_Given request_
Leave out the pictures, then reproduce the rest of the material exactly.
------------------------------------------------
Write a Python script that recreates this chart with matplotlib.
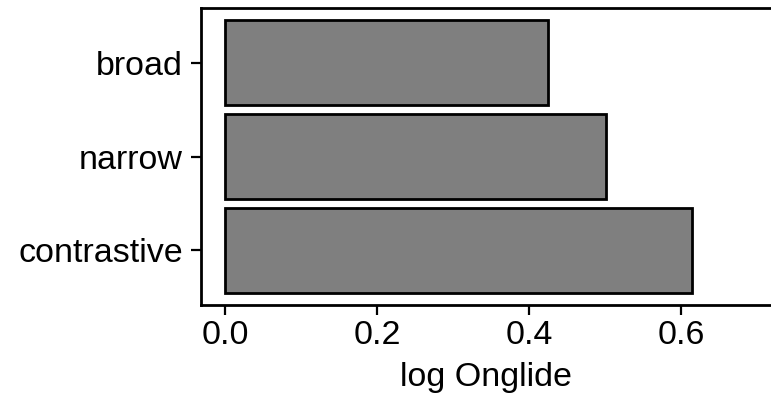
import matplotlib
matplotlib.use('Agg')
from matplotlib import pyplot as plt

categories = ['contrastive', 'narrow', 'broad']
values = [0.614, 0.501, 0.425]
xticks = [0.0, 0.2, 0.4, 0.6]

plt.rcParams['font.family'] = ['Liberation Sans', 'DejaVu Sans']

fig = plt.figure(figsize=(7.71, 3.96), dpi=100)
ax = fig.add_axes([201 / 771, 1 - 305 / 396, 1 - 201 / 771, (305 - 8) / 396])

ax.barh(range(1, len(categories) + 1), values, height=0.9, color='#7f7f7f',
        edgecolor='black', linewidth=2)

ax.set_xlim(-0.0316, 0.718)
ax.set_ylim(0.42, 3.58)
ax.set_yticks(range(1, len(categories) + 1))
ax.set_yticklabels(categories)
ax.set_xticks(xticks)
ax.set_xticklabels(['%.1f' % t for t in xticks])
ax.tick_params(labelsize=24.5, length=7, width=1.6, pad=4, colors='black')
ax.tick_params(axis='y', pad=6)
ax.set_xlabel('log Onglide', fontsize=24.5, labelpad=8)

for s in ['left', 'top', 'bottom']:
    ax.spines[s].set_linewidth(2)
ax.spines['right'].set_visible(False)

fig.savefig('out.png', dpi=100)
------------------------------------------------
_Result below_
Write a Python script that recreates this chart with matplotlib.
import matplotlib
matplotlib.use('Agg')
from matplotlib import pyplot as plt

categories = ['contrastive', 'narrow', 'broad']
values = [0.614, 0.501, 0.425]
xticks = [0.0, 0.2, 0.4, 0.6]

plt.rcParams['font.family'] = ['Liberation Sans', 'DejaVu Sans']

fig = plt.figure(figsize=(7.71, 3.96), dpi=100)
ax = fig.add_axes([201 / 771, 1 - 305 / 396, 1 - 201 / 771, (305 - 8) / 396])

ax.barh(range(1, len(categories) + 1), values, height=0.9, color='#7f7f7f',
        edgecolor='black', linewidth=2)

ax.set_xlim(-0.0316, 0.718)
ax.set_ylim(0.42, 3.58)
ax.set_yticks(range(1, len(categories) + 1))
ax.set_yticklabels(categories)
ax.set_xticks(xticks)
ax.set_xticklabels(['%.1f' % t for t in xticks])
ax.tick_params(labelsize=24.5, length=7, width=1.6, pad=4, colors='black')
ax.tick_params(axis='y', pad=6)
ax.set_xlabel('log Onglide', fontsize=24.5, labelpad=8)

for s in ['left', 'top', 'bottom']:
    ax.spines[s].set_linewidth(2)
ax.spines['right'].set_visible(False)

fig.savefig('out.png', dpi=100)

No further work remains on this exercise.